Don't think because Santa is the beloved benefactor of the all the world's children that he operates with any great license. Hardly. Before assuming the Santaland throne for the first time, I was handed a comprehensive code of behavior to read and sign. As I recall, the three strongest warnings contained in this document were: 1) Do not greet children with "Ho-ho-ho," it will frighten and traumatize them. 2) To avoid allegations of impropriety or molestation, do not lift the children onto your lap; let them climb or be placed there. 3) After a child tells you what s/he wants for Christmas, remain non-committal. Do not promise or indicate in any way that s/he can expect to get what s/he's asked for. As I signed along the dotted, I couldn't help but wonder what, in light of these constraints, I was going bring to a child's Christmas experience that a Santa sculpted from a large, hard imported cheese couldn't.

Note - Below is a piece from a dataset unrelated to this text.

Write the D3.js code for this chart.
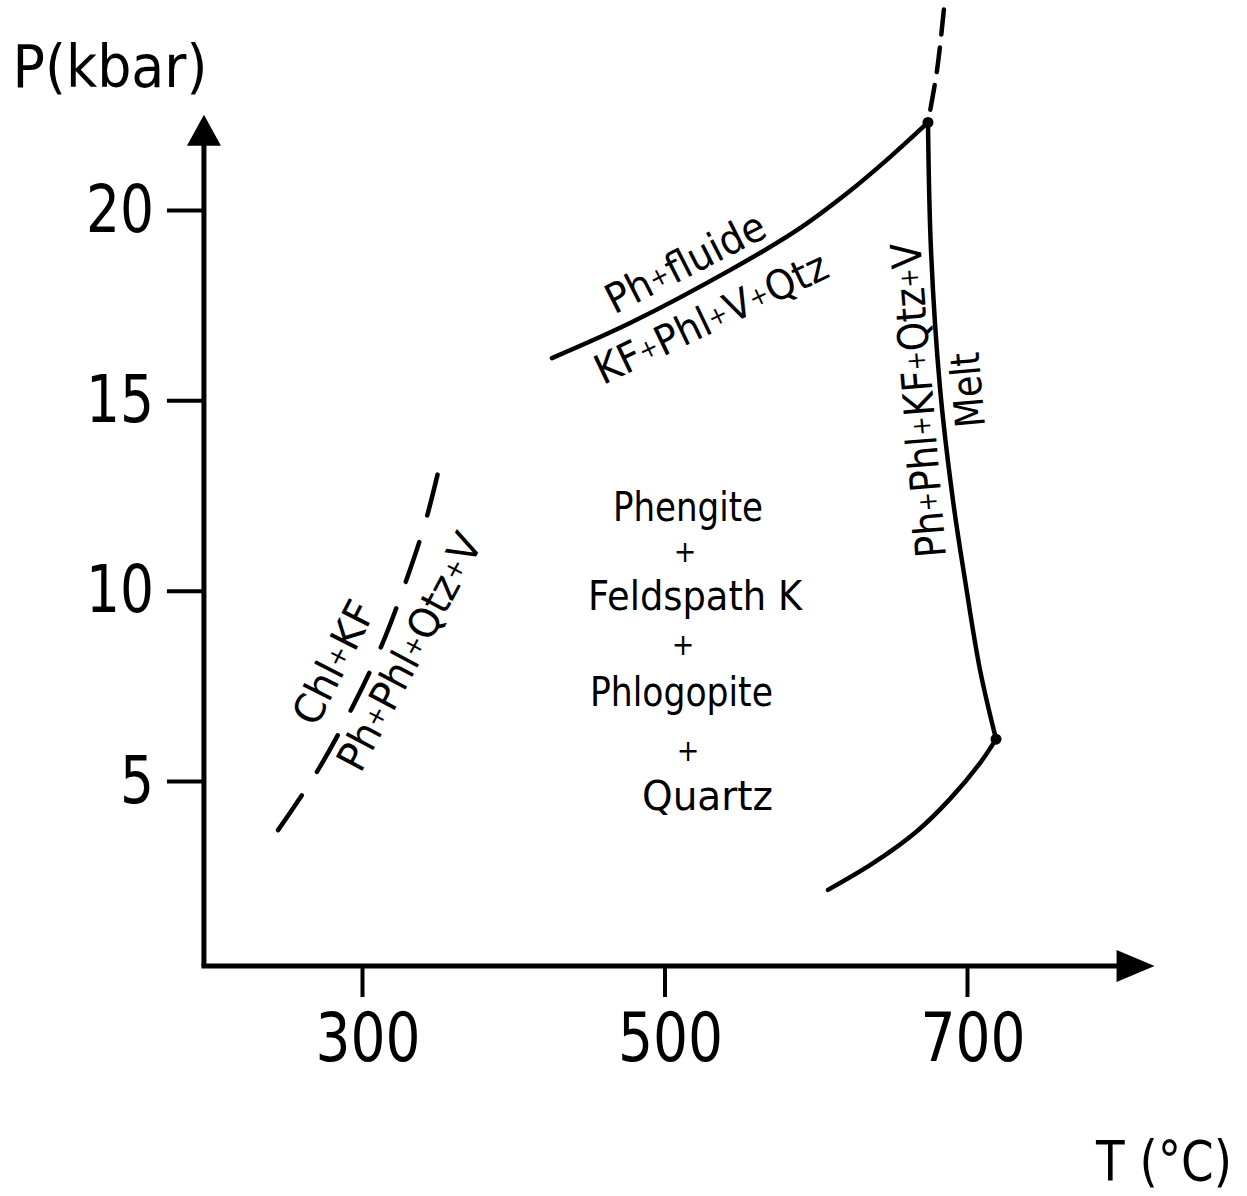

Each shift, before the first supplicant of the evening approached, I'd gaze out over a serpentine waiting line that looked absolutely endless. Once the polyester-velvet rope fell, however, and the line got moving, that changed. Then it felt endless. So much so, I began to suspect that, after taking leave of my lap, the children were stealing off to a secret location, putting on Mission: Impossible/ Martin Landau-quality full-face latex masks and racing back into line for another go at Saint Gift Boy. Which, when I thought of it, went a long way toward explaining The Code's Rule No. 4: Do not attempt to rip the face off of any child. Of course, I eventually figured out that none of the children were actually wearing Mission: Impossible/Martin Landau-quality full-face latex masks. Which, I assure you, didn't make Rule No. 4 one iota easier to obey.